*EXERCISE AIM:* Omit all images, then repeat exactly the lines below from the one containing "Recreate this image" through the one containing "const gridTicks = [20, 40, 60, 80];", both ends included.

*RECORDS PROVIDED:*
## start
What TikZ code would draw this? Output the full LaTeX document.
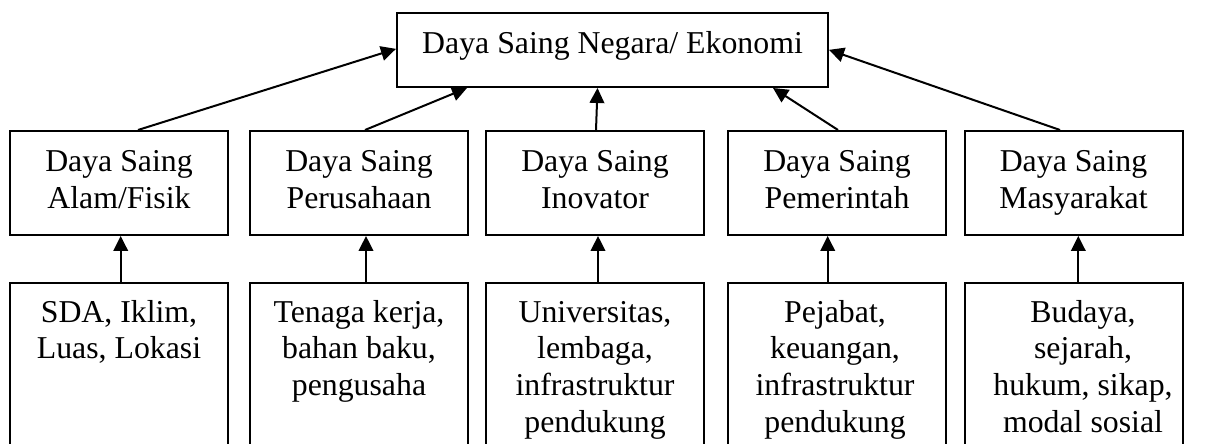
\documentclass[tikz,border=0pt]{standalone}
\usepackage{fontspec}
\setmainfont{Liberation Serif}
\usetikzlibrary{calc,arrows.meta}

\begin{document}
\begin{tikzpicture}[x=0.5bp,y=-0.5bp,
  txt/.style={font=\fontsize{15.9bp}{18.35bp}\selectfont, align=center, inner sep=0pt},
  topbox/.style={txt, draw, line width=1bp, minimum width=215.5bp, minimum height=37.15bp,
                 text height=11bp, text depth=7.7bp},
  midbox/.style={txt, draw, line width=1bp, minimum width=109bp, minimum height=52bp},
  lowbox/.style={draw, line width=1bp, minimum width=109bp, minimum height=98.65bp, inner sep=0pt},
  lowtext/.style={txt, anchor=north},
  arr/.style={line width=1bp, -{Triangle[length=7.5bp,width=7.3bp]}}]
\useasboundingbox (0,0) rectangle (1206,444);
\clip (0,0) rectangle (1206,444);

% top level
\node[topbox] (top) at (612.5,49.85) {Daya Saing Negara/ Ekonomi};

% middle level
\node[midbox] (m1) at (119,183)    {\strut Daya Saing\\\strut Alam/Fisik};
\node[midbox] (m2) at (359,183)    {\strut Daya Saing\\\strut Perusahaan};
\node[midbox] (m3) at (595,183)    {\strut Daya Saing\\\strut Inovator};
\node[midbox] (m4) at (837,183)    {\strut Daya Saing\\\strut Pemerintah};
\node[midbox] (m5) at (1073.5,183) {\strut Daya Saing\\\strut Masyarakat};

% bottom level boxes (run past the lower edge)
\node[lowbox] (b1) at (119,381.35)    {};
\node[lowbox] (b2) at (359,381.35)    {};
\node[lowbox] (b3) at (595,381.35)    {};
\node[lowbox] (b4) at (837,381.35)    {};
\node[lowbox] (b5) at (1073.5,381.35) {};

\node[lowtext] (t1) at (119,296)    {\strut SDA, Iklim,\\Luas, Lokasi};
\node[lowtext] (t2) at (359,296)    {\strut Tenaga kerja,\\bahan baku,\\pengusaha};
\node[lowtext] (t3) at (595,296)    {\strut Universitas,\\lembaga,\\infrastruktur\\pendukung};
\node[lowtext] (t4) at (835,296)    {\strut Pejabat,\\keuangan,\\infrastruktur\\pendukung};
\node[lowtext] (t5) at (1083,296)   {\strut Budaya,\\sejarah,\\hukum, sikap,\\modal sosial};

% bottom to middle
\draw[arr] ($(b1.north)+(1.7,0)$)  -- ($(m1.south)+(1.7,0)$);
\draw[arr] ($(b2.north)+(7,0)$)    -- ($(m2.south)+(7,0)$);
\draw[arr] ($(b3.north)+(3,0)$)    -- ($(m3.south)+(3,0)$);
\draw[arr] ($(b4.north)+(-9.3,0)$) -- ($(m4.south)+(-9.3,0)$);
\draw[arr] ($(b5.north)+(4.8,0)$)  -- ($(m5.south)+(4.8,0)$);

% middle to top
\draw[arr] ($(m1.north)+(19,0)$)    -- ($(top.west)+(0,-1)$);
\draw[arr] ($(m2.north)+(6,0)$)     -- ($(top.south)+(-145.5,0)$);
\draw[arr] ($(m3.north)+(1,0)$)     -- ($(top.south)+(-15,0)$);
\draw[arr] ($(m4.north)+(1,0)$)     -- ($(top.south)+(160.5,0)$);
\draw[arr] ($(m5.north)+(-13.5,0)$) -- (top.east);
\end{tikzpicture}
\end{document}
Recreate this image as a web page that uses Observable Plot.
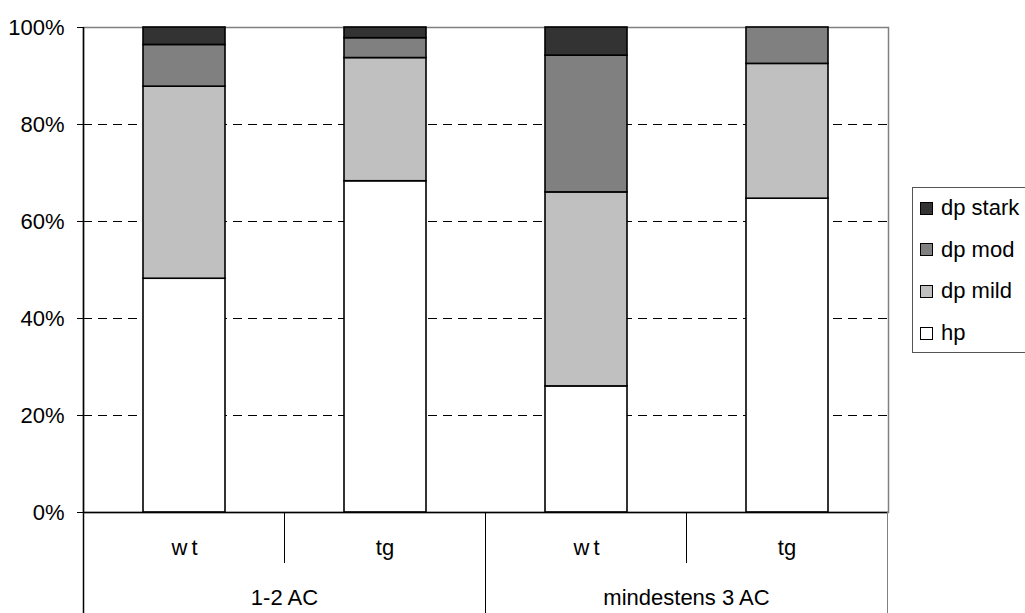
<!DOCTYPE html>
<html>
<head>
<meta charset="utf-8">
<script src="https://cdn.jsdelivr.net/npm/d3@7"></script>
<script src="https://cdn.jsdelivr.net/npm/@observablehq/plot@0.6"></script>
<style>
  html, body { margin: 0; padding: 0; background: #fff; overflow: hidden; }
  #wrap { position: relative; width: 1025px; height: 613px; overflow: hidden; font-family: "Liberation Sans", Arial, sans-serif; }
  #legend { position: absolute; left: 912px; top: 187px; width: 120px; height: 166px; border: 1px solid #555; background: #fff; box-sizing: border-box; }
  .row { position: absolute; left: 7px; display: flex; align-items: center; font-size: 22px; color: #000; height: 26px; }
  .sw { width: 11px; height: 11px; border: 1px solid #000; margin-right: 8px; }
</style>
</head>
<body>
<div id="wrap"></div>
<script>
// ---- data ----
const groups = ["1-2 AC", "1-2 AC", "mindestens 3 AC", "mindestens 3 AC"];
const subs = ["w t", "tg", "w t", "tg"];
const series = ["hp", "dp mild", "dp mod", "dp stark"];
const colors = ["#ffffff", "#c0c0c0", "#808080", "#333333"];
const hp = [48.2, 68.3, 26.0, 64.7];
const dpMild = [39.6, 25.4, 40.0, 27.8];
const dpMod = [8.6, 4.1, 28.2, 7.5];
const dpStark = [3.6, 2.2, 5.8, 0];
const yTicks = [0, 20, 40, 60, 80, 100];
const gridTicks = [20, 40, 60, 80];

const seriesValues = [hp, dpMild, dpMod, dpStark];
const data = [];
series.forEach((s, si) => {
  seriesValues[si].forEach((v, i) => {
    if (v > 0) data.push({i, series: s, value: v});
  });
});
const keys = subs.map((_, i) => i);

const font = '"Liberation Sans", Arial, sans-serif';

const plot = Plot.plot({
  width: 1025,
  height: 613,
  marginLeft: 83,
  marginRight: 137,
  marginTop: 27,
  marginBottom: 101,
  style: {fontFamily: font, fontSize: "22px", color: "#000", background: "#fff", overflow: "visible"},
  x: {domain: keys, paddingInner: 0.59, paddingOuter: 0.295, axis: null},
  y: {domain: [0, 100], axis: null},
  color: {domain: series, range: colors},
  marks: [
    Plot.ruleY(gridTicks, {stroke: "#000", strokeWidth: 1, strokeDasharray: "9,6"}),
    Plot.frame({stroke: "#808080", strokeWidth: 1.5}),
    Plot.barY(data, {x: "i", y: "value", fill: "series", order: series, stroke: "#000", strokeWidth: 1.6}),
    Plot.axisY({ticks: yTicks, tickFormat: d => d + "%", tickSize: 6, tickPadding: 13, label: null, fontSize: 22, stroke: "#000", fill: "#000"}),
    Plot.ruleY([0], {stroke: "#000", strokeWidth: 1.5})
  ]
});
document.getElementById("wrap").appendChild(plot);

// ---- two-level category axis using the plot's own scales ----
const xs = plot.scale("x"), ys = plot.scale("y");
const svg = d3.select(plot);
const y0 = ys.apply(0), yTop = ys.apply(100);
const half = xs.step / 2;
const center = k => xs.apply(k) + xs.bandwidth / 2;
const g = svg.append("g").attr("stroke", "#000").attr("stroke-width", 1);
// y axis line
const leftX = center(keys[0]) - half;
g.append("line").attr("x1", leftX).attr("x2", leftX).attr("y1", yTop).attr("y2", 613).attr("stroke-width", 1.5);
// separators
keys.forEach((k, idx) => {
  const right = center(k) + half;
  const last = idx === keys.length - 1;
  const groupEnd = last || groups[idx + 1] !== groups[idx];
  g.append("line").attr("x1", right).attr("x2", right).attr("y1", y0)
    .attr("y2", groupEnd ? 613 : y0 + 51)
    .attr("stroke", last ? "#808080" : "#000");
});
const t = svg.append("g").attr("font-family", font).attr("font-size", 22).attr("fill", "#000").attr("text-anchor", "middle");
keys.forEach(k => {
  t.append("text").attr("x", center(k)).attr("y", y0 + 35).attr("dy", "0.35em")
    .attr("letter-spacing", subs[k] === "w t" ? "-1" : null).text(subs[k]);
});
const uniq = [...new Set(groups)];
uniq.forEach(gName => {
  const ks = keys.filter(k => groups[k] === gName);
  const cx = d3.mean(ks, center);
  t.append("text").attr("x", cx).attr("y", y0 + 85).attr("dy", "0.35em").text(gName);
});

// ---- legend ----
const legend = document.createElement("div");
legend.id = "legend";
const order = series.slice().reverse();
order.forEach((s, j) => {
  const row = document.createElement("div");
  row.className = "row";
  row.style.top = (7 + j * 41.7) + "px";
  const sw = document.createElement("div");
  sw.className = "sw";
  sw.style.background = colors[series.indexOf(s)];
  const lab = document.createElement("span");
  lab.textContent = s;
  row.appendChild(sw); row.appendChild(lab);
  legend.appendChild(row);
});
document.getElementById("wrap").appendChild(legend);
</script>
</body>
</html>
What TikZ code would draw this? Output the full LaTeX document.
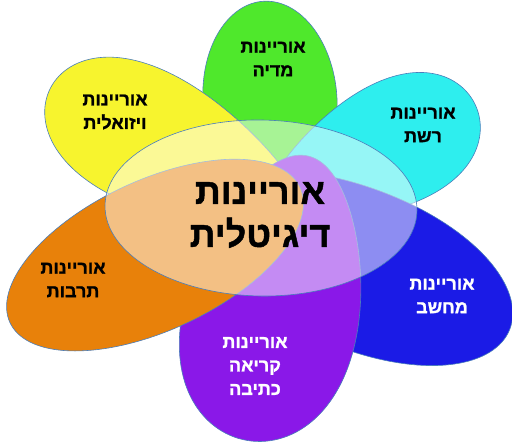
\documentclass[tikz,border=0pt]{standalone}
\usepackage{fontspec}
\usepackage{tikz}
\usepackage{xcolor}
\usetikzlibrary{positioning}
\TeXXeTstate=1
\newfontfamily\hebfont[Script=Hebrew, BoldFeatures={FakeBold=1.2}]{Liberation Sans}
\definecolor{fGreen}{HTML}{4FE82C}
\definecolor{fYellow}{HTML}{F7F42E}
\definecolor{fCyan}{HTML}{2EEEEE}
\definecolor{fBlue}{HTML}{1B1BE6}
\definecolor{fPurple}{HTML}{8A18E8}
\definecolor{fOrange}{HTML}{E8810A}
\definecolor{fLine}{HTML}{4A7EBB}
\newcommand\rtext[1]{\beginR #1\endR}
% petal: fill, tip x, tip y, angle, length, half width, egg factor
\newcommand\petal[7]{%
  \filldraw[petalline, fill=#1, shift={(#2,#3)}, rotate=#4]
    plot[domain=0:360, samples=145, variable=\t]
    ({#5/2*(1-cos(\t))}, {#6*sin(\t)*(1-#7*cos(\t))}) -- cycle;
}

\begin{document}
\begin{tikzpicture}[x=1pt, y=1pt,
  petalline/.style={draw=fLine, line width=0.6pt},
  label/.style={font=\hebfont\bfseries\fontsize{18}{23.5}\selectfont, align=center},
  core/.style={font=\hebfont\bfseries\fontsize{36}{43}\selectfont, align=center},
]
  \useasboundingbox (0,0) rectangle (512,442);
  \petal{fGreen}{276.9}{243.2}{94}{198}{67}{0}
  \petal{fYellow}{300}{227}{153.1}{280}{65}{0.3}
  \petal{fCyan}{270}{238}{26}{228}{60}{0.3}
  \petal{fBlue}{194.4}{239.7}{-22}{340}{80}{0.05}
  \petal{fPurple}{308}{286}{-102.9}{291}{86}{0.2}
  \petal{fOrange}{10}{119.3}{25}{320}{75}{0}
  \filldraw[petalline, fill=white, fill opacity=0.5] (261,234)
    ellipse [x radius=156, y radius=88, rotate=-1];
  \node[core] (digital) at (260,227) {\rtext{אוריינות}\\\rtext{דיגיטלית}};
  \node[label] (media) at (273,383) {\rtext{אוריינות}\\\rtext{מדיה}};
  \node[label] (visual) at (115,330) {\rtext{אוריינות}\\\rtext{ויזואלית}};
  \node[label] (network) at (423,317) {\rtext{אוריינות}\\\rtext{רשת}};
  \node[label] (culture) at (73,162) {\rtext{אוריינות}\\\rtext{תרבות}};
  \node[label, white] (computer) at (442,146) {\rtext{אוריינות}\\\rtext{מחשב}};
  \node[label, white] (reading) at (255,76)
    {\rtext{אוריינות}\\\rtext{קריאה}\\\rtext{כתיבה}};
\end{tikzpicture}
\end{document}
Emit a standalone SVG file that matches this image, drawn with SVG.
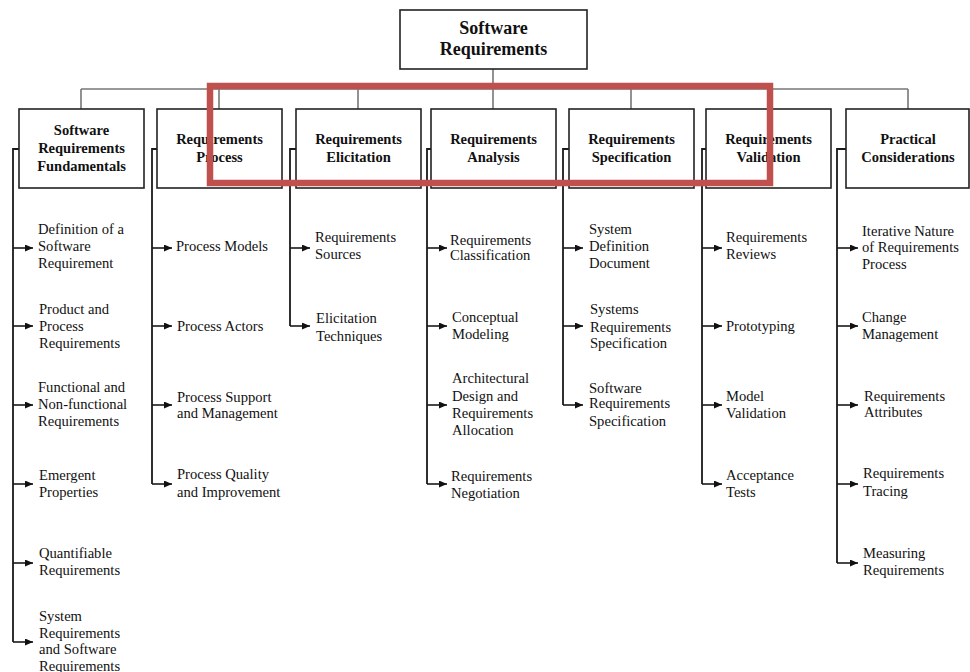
## end
*CORRECT RESPONSE:*
Recreate this image as a web page that uses Observable Plot.
<!DOCTYPE html>
<html>
<head>
<meta charset="utf-8">
<script src="https://cdn.jsdelivr.net/npm/d3@7"></script>
<script src="https://cdn.jsdelivr.net/npm/@observablehq/plot@0.6"></script>
<style>
  html, body { margin: 0; padding: 0; background: #fff; overflow: hidden; }
  #wrap { position: relative; width: 1025px; height: 613px; overflow: hidden; font-family: "Liberation Sans", Arial, sans-serif; }
  #legend { position: absolute; left: 912px; top: 187px; width: 120px; height: 166px; border: 1px solid #555; background: #fff; box-sizing: border-box; }
  .row { position: absolute; left: 7px; display: flex; align-items: center; font-size: 22px; color: #000; height: 26px; }
  .sw { width: 11px; height: 11px; border: 1px solid #000; margin-right: 8px; }
</style>
</head>
<body>
<div id="wrap"></div>
<script>
// ---- data ----
const groups = ["1-2 AC", "1-2 AC", "mindestens 3 AC", "mindestens 3 AC"];
const subs = ["w t", "tg", "w t", "tg"];
const series = ["hp", "dp mild", "dp mod", "dp stark"];
const colors = ["#ffffff", "#c0c0c0", "#808080", "#333333"];
const hp = [48.2, 68.3, 26.0, 64.7];
const dpMild = [39.6, 25.4, 40.0, 27.8];
const dpMod = [8.6, 4.1, 28.2, 7.5];
const dpStark = [3.6, 2.2, 5.8, 0];
const yTicks = [0, 20, 40, 60, 80, 100];
const gridTicks = [20, 40, 60, 80];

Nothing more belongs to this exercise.